Exercise inputs:

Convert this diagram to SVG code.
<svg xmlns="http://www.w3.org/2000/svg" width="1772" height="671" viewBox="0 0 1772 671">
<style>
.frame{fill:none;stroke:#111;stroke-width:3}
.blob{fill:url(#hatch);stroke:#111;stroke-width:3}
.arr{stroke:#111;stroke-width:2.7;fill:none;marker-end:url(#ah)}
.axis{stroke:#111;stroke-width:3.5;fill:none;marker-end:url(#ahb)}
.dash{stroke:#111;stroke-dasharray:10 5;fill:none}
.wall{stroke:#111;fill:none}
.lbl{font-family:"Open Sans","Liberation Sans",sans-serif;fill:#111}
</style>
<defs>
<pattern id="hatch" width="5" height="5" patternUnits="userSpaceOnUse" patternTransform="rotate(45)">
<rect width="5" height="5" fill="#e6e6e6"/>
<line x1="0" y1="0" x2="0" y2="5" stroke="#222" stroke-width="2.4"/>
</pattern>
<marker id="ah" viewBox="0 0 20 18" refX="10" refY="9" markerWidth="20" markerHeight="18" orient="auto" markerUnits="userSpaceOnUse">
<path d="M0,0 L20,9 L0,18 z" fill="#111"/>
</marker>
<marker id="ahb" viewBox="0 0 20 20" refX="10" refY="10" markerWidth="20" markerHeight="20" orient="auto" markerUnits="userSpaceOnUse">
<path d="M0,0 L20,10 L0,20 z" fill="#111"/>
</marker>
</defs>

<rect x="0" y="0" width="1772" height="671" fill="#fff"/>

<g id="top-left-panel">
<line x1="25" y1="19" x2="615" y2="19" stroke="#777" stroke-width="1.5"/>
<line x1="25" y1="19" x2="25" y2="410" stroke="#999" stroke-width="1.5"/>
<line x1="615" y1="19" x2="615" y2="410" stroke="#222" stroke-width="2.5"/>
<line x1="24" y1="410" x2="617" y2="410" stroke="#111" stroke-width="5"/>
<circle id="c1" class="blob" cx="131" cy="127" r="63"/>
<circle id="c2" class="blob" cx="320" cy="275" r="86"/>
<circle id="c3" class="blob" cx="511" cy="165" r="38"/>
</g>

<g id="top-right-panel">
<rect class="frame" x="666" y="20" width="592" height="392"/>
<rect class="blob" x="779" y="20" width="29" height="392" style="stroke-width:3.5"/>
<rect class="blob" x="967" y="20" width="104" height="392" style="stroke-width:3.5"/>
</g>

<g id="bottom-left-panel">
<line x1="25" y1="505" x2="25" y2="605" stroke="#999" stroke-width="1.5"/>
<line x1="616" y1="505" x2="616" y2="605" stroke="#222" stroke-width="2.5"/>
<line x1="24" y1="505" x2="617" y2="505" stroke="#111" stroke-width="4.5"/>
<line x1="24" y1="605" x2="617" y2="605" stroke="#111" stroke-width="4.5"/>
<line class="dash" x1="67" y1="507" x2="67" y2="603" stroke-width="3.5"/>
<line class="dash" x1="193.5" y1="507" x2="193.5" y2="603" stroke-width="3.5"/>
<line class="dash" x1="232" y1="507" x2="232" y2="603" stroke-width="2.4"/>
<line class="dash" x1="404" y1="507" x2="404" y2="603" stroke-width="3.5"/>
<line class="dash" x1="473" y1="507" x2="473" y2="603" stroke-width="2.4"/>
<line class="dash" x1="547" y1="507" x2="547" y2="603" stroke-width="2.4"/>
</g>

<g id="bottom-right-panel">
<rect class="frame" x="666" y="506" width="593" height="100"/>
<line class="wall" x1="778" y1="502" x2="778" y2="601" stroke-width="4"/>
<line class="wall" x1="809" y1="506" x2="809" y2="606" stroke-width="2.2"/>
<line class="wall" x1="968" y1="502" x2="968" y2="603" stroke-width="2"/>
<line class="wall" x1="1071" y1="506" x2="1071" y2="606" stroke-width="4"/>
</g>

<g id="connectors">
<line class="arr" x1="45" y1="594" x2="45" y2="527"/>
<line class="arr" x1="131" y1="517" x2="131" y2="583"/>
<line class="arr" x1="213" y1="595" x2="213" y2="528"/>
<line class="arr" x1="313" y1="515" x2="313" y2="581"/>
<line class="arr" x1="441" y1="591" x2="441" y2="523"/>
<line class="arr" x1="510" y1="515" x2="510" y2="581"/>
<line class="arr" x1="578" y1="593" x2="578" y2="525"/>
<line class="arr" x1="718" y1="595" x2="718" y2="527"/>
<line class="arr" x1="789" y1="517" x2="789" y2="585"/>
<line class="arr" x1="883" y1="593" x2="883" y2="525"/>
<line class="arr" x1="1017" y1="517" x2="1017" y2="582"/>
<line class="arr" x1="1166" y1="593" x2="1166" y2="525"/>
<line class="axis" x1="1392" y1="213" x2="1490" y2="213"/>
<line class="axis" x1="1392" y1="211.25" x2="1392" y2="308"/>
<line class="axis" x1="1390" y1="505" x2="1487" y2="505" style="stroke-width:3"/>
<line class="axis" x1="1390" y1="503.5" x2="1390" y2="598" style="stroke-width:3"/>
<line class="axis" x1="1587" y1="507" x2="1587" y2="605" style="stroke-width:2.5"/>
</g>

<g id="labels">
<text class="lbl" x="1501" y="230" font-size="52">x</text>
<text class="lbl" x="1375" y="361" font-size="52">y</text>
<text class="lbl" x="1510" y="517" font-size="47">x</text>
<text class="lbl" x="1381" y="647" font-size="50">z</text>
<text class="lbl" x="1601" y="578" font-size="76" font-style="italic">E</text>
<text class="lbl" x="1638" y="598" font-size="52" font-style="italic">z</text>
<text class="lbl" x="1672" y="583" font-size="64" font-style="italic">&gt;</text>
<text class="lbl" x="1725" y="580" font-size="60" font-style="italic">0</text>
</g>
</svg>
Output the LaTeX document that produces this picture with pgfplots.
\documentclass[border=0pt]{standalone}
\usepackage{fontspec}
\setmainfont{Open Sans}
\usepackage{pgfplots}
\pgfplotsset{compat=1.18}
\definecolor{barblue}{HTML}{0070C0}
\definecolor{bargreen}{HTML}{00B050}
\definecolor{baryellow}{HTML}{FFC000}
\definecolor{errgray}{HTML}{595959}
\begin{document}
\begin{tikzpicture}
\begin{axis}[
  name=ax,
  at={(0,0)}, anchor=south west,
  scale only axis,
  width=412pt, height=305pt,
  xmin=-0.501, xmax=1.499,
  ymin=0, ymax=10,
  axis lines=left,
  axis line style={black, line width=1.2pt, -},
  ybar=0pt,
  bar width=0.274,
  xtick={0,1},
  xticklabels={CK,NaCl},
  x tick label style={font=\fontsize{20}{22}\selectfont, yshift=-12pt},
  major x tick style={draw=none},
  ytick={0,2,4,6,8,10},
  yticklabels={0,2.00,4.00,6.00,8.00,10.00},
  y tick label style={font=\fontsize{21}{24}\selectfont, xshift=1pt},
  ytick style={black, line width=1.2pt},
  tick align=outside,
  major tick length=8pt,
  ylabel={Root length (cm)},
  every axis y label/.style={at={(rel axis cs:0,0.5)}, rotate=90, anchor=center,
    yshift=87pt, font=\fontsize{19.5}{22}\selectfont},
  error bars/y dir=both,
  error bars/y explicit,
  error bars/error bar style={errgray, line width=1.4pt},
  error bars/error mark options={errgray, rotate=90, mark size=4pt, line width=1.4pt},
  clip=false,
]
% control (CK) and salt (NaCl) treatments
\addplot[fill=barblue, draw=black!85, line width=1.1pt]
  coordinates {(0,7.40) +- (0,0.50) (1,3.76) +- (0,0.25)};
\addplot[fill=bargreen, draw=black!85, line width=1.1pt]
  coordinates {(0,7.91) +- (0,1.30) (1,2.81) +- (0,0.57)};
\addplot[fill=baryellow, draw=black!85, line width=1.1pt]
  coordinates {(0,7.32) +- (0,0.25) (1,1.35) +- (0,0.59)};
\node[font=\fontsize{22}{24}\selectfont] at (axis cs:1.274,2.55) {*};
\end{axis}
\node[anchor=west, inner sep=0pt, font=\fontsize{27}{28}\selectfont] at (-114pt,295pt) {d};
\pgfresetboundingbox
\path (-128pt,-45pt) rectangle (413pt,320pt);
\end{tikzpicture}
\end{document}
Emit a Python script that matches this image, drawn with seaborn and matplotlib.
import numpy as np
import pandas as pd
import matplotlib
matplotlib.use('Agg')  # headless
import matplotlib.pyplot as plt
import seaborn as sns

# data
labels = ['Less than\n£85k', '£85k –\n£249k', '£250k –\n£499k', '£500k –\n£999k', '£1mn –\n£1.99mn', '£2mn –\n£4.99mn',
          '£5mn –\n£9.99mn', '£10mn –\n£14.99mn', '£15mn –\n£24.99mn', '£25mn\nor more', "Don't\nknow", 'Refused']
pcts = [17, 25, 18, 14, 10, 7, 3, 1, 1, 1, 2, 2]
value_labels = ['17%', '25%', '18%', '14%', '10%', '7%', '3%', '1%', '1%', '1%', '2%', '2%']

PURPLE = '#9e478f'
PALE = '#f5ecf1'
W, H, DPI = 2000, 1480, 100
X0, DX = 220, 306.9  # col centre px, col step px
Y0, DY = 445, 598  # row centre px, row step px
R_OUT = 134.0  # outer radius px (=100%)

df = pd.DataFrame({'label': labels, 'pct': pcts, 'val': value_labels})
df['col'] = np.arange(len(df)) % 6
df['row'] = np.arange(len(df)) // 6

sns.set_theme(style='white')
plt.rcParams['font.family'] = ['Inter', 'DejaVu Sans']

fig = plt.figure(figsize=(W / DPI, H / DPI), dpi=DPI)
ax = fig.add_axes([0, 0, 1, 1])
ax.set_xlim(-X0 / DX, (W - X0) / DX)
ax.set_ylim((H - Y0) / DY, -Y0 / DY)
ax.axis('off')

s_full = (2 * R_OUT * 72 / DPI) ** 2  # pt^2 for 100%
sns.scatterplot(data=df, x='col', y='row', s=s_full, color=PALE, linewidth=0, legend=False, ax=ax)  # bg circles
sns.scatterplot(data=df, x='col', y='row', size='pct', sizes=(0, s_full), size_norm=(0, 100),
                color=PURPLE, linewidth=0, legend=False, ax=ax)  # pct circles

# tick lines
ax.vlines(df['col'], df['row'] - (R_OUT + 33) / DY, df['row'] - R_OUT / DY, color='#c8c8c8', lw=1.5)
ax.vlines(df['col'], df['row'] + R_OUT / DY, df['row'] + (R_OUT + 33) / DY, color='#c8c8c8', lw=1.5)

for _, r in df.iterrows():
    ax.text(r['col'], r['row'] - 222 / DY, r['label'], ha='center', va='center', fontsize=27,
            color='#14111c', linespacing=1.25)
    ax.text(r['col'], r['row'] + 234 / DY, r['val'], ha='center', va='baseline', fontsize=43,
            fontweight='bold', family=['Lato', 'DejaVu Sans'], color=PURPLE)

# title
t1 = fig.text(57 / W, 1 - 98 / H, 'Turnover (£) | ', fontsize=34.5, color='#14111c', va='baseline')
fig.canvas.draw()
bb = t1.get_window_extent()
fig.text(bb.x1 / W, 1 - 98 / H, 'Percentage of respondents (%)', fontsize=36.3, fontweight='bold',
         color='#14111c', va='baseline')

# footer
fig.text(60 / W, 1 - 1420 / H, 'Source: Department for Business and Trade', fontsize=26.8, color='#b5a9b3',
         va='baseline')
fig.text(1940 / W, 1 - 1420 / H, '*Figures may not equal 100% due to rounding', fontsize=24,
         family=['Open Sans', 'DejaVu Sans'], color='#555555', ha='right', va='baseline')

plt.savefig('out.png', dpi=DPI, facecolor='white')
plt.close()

Task instructions:
Extract from the records above the lines from the one containing "Emit a Python" to the one containing "import seaborn as sns", both lines included, exactly as they appear and with nothing else.

Correct answer:
Emit a Python script that matches this image, drawn with seaborn and matplotlib.
import numpy as np
import pandas as pd
import matplotlib
matplotlib.use('Agg')  # headless
import matplotlib.pyplot as plt
import seaborn as sns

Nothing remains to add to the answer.